Tuesday, 11 March 2014

Women social entrepreneurs - why we need to invest in scaling

My latest article for Virgin media, on the pressing need to support women social entrepreneurs and enable them to scale their initiatives:


http://www.virgin.com/unite/entrepreneurship/arab-uprising-boosts-female-social-entrepreneurship-but-scaling-lags-behind


Arab uprising boosts female social entrepreneurship, but scaling lags behind


There is no doubt that the Arab awakening that has been taking place since 2011 has thrown into sharp relief, the status of women in the region and the magnitude of the problems facing them. 

While social entrepreneurship is an ideal vehicle for re-shaping our region according to more egalitarian and socially responsive principles, myriad challenges still face women wanting to make significant strides in this arena. 

The wave of social and religious conservatism that has swept Egypt and neighbouring Libya and Tunisia in the last three years has curtailed women’s freedom in several important respects.

Unemployment, dwindling economic prospects and prolonged social unrest all pose a very real threat to establishing an enabling environment for social entrepreneurship to flourish, especially for women. 

Female social entrepreneurs in the region crucially lack a support system that would offer mentorship, opportunities for networking, skill extension and capacity building, as well as seed funding.

While it is important to establish legal systems to implement policies and practices that support the rights of women, meaningful change must also take place at the grassroots level.
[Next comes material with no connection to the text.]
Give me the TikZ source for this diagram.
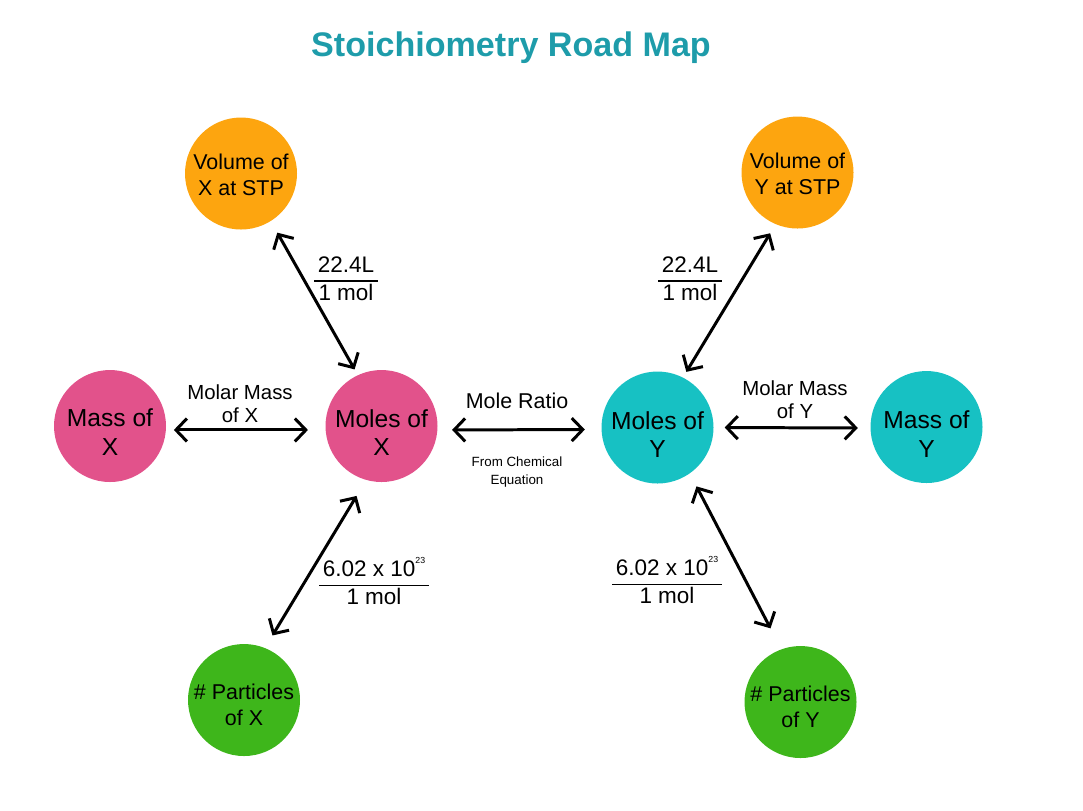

Women social entrepreneurs, who identify ways of creating systemic change to solve problems within their own communities, must receive the support they need to scale up their initiatives. 

Just 39% of our Ashoka Arab World social entrepreneurs are women. While they are creating meaningful change through their different social initiatives, the rate of this change is nowhere near what it would be if more of them had the opportunity to scale up; very few do.

Ironically, this is in the midst of the general trend towards entrepreneurial culture which has been sweeping the region, with more start-ups and innovation being seen here than ever before. An entrepreneurship ecosystem is growing, with incubators, accelerators, venture capital firms and NGOs dedicated to supporting entrepreneurs appearing in Cairo and throughout the Arab world. 

However, these initiatives are often focused on a niche market: generally young, highly-educated male members of the urban elite, whose programs are either profit-making or at least financially sustainable. 

In Egypt, with a mere 30% of women having access to a quality education, owning only 17% of the country’s SMEs (small and medium-sized enterprises) and with only 15% of the female workforce employed by the private sector, where training and skills development is higher than in the public or the social sector, the disproportionate advantages accorded to men are in clear evidence. 

Ashoka is establishing a Global Women’s Endowment Fund, the aim of which is to elect ten new Fellows annually whose work creates substantial benefits for women and help five existing female Fellows scale up their work every year.

The newly-elected Fellows could be men working on issues that target women, such as our Saudi Arabian Fellow Khalid al Khudair, who specifically integrates women into the Saudi workforce through his organisation Glowork. Or they could be women working in any field – from health to education and media technology to child counselling.

It is particularly important to support women engaged in fighting the root causes of sexual violence, of whom we are starting to see a flood emerge in Egypt.

Like Amani El Tunsi, who has established radio station “Banat wa Bas” (Girls Only); the first online –and taboo-shattering- media outlet in Egypt operated exclusively by and for women. 

And Laila Risgallah, who focuses on the devastating problem of sexual abuse. She works with children and victims and their parents and other members of the community to criminalise all forms of sexual abuse in Egyptian society and implement preventative measures for children. 

It is time to help women like Amani and Laila at the grassroots level across the Arab world to scale up their ventures, build their skills and extend the scope of their impact. In doing so, we are putting the future of women’s empowerment firmly into the hands of the social entrepreneurs who are most able to make it a reality.